## Begin Given information
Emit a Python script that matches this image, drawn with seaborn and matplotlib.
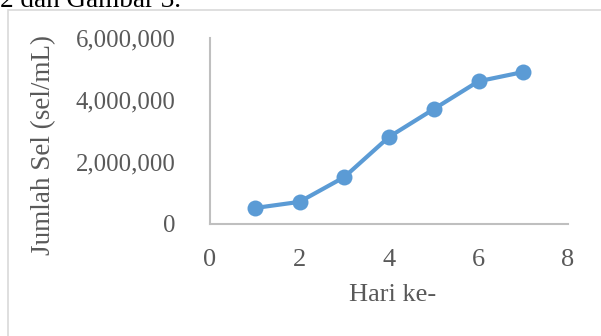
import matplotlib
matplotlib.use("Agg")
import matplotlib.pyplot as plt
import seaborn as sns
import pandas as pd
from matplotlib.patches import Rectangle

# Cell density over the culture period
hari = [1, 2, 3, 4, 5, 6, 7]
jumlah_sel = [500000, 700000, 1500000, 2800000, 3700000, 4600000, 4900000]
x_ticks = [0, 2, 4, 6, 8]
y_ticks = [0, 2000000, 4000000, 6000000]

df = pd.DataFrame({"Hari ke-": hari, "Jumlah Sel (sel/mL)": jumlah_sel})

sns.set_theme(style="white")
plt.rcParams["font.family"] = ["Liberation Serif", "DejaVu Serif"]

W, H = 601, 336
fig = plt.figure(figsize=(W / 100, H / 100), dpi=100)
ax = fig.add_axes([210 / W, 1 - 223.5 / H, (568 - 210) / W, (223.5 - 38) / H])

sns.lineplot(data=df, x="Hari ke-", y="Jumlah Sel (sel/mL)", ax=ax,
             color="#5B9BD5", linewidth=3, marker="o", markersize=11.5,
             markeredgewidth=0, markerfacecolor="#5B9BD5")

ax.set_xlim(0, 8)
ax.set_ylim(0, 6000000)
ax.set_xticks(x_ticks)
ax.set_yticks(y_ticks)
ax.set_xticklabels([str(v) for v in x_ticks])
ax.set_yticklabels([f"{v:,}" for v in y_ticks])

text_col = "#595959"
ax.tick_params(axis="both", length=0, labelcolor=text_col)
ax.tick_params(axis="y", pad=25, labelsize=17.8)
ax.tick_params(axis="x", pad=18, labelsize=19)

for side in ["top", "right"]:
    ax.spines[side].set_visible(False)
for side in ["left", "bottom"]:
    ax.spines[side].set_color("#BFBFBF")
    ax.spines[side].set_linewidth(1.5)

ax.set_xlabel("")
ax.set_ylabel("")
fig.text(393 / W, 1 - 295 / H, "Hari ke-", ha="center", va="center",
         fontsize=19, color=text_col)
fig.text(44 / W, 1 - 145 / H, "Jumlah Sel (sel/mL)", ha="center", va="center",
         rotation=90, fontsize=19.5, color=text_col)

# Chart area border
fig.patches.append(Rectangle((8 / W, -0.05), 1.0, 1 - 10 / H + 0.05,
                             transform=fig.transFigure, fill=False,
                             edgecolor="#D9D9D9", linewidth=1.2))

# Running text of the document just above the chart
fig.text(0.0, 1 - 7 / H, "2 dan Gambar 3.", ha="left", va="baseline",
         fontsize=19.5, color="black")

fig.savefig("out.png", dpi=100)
## End Given information
## Begin Given information
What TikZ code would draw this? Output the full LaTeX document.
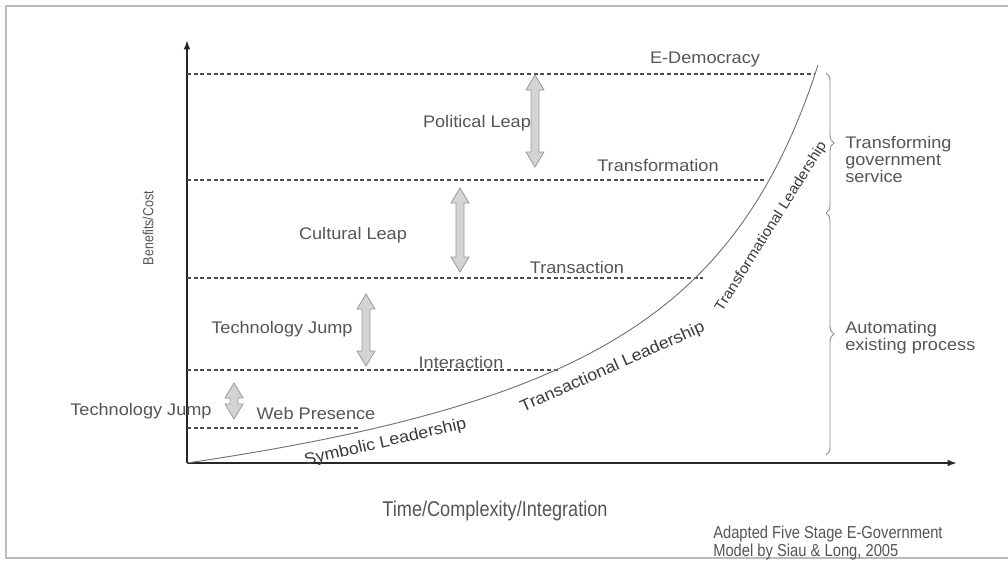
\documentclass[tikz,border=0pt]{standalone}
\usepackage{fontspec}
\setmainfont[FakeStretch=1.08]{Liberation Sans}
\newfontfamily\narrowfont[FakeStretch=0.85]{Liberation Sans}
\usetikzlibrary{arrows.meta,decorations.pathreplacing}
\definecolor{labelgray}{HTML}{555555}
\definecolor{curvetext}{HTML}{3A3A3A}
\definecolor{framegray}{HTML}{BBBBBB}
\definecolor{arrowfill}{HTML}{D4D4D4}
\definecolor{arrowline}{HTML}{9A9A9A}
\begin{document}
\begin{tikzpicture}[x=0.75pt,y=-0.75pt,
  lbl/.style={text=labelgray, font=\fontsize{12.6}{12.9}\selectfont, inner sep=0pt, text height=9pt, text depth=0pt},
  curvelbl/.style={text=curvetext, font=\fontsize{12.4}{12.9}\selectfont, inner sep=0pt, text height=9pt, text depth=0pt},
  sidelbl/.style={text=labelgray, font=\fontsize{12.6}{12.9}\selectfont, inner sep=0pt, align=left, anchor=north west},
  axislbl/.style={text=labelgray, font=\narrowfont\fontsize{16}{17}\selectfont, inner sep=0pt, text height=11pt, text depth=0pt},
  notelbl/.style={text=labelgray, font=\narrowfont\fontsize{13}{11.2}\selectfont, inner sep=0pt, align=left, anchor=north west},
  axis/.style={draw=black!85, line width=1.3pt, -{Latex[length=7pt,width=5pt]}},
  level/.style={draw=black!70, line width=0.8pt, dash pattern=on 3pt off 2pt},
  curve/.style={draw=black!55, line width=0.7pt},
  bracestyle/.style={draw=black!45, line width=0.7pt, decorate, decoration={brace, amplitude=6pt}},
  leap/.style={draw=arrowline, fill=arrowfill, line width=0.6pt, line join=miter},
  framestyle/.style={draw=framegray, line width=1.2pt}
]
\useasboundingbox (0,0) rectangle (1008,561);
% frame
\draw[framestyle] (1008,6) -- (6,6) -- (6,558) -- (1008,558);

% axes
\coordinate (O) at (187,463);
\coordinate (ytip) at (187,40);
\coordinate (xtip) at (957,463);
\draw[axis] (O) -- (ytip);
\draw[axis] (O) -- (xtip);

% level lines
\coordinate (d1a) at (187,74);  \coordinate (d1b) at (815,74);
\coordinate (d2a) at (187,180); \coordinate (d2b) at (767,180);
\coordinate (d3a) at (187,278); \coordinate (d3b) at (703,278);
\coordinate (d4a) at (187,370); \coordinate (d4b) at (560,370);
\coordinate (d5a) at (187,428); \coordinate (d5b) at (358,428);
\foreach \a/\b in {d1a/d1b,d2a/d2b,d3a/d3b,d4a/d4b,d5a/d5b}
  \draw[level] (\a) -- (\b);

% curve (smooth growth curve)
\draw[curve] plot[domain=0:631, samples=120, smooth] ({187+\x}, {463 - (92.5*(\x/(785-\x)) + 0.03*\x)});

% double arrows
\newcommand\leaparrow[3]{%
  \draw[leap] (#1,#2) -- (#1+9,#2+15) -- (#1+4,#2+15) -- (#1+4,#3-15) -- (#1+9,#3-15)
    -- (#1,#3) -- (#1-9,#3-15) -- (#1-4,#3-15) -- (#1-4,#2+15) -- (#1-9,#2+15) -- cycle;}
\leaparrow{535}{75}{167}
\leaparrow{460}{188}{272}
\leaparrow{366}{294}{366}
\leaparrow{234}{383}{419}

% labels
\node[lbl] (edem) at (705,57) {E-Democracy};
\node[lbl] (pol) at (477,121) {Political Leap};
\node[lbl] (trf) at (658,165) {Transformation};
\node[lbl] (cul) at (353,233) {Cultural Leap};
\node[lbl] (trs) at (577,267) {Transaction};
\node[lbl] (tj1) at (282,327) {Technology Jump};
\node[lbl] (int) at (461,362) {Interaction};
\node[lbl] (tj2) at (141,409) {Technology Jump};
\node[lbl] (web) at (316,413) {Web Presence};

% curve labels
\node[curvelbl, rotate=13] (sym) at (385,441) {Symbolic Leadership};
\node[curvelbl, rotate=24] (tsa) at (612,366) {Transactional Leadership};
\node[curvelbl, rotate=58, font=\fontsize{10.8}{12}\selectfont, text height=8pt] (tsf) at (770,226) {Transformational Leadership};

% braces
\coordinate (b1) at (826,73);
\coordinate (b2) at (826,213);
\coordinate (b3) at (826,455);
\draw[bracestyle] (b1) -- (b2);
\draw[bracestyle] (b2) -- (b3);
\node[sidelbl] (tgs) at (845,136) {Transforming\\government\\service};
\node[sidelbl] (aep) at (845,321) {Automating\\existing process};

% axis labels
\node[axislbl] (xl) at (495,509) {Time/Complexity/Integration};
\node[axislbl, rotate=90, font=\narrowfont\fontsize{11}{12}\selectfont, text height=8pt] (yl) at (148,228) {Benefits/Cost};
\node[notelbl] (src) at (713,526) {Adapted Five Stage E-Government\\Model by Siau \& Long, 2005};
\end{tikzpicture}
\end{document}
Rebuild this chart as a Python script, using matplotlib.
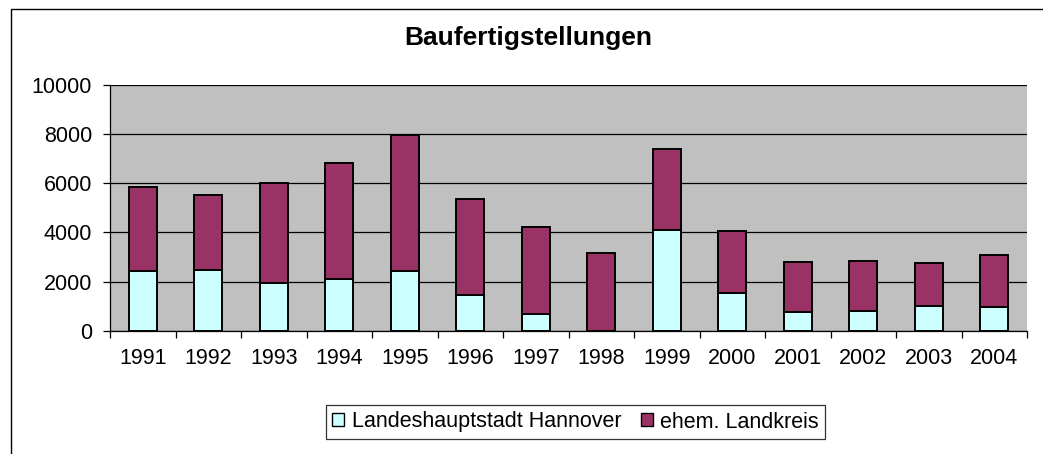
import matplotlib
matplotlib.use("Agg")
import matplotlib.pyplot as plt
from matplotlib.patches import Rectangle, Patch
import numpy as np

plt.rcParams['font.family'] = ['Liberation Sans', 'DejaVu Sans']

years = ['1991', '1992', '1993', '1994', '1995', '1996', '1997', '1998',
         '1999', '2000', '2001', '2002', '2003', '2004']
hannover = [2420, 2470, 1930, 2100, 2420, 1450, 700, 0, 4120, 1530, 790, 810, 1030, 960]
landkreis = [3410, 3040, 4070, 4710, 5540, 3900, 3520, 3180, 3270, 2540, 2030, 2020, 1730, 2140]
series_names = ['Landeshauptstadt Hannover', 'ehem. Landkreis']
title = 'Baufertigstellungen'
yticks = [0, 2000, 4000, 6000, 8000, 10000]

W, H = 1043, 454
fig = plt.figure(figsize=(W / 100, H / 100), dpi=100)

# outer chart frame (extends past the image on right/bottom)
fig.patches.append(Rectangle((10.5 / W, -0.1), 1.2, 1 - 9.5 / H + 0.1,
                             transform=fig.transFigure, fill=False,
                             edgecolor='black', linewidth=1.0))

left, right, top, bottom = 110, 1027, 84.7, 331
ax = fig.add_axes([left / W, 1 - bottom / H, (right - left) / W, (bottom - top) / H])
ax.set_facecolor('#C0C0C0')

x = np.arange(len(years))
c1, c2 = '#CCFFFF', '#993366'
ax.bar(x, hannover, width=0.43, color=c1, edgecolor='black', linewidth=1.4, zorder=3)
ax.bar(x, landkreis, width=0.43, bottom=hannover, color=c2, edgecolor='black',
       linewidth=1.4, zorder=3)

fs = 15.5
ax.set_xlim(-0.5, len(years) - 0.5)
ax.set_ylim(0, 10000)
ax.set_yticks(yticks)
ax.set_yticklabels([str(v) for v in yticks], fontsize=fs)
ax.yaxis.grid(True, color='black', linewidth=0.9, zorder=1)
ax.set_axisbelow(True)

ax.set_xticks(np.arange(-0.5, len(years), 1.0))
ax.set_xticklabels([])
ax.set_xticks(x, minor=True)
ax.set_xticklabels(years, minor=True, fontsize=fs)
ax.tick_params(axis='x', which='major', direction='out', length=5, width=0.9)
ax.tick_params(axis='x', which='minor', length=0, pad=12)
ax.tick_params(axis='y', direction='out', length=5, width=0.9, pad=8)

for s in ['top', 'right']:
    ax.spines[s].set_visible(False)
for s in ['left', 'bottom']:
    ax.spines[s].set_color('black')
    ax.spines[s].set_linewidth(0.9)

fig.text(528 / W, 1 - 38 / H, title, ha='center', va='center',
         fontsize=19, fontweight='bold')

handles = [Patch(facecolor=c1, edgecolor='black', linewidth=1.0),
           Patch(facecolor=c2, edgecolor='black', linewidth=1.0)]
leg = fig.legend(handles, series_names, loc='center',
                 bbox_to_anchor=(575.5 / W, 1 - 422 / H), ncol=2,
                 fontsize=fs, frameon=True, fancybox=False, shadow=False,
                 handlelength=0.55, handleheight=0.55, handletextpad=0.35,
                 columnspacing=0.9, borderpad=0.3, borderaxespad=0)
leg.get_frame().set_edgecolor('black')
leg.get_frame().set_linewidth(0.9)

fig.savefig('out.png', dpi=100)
## End Given information
## Begin Given information
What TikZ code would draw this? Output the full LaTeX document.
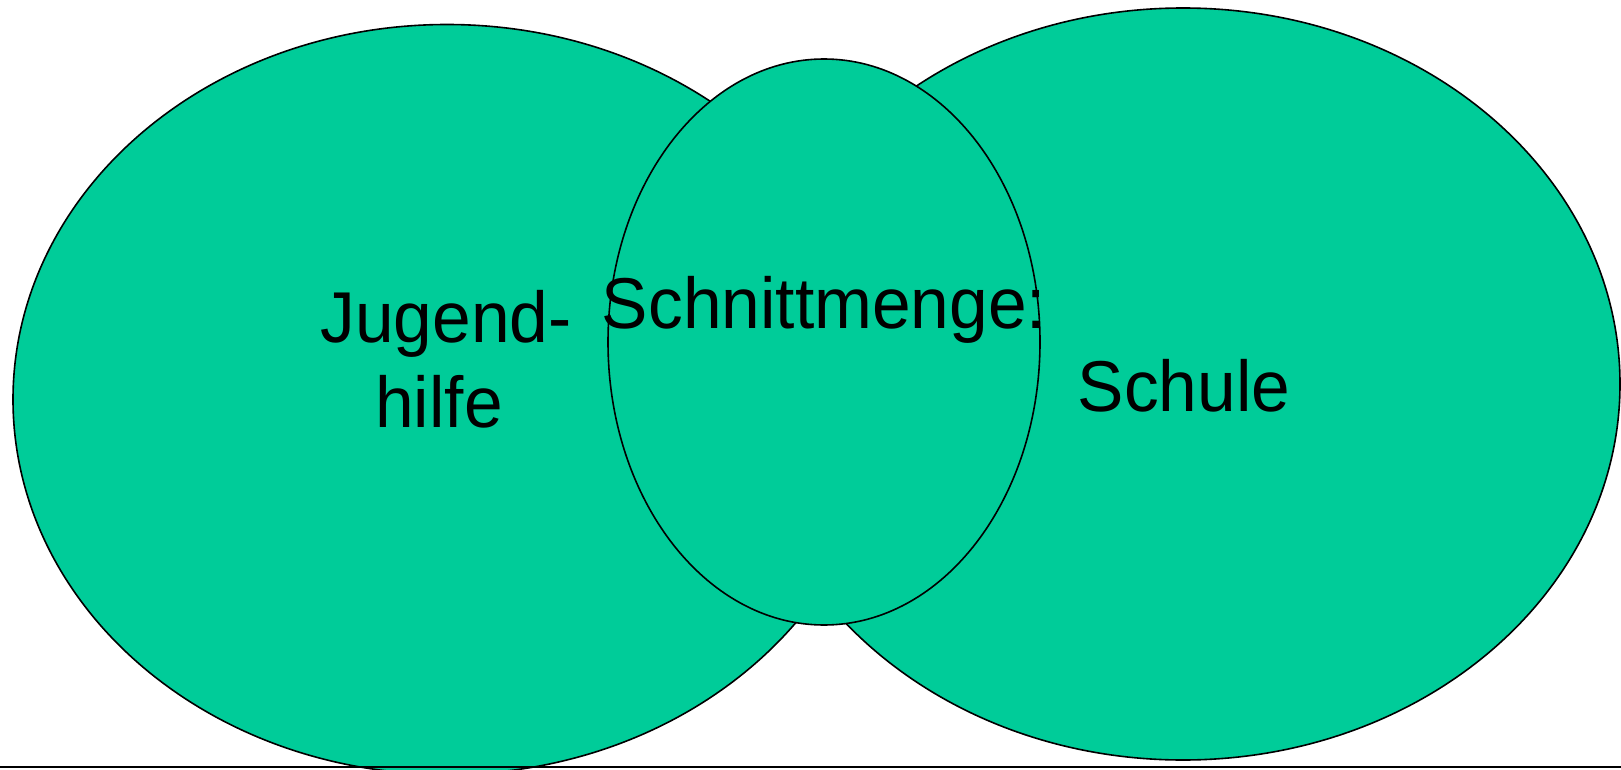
## End Given information
* [What to work on]: Reproduce, word for word, only the lines in the records above from the line with "Rebuild this chart" through the line with "ax.set_axisbelow(True)", including both ends; omit the pictures.

* [Output below]:
Rebuild this chart as a Python script, using matplotlib.
import matplotlib
matplotlib.use("Agg")
import matplotlib.pyplot as plt
from matplotlib.patches import Rectangle, Patch
import numpy as np

plt.rcParams['font.family'] = ['Liberation Sans', 'DejaVu Sans']

years = ['1991', '1992', '1993', '1994', '1995', '1996', '1997', '1998',
         '1999', '2000', '2001', '2002', '2003', '2004']
hannover = [2420, 2470, 1930, 2100, 2420, 1450, 700, 0, 4120, 1530, 790, 810, 1030, 960]
landkreis = [3410, 3040, 4070, 4710, 5540, 3900, 3520, 3180, 3270, 2540, 2030, 2020, 1730, 2140]
series_names = ['Landeshauptstadt Hannover', 'ehem. Landkreis']
title = 'Baufertigstellungen'
yticks = [0, 2000, 4000, 6000, 8000, 10000]

W, H = 1043, 454
fig = plt.figure(figsize=(W / 100, H / 100), dpi=100)

# outer chart frame (extends past the image on right/bottom)
fig.patches.append(Rectangle((10.5 / W, -0.1), 1.2, 1 - 9.5 / H + 0.1,
                             transform=fig.transFigure, fill=False,
                             edgecolor='black', linewidth=1.0))

left, right, top, bottom = 110, 1027, 84.7, 331
ax = fig.add_axes([left / W, 1 - bottom / H, (right - left) / W, (bottom - top) / H])
ax.set_facecolor('#C0C0C0')

x = np.arange(len(years))
c1, c2 = '#CCFFFF', '#993366'
ax.bar(x, hannover, width=0.43, color=c1, edgecolor='black', linewidth=1.4, zorder=3)
ax.bar(x, landkreis, width=0.43, bottom=hannover, color=c2, edgecolor='black',
       linewidth=1.4, zorder=3)

fs = 15.5
ax.set_xlim(-0.5, len(years) - 0.5)
ax.set_ylim(0, 10000)
ax.set_yticks(yticks)
ax.set_yticklabels([str(v) for v in yticks], fontsize=fs)
ax.yaxis.grid(True, color='black', linewidth=0.9, zorder=1)
ax.set_axisbelow(True)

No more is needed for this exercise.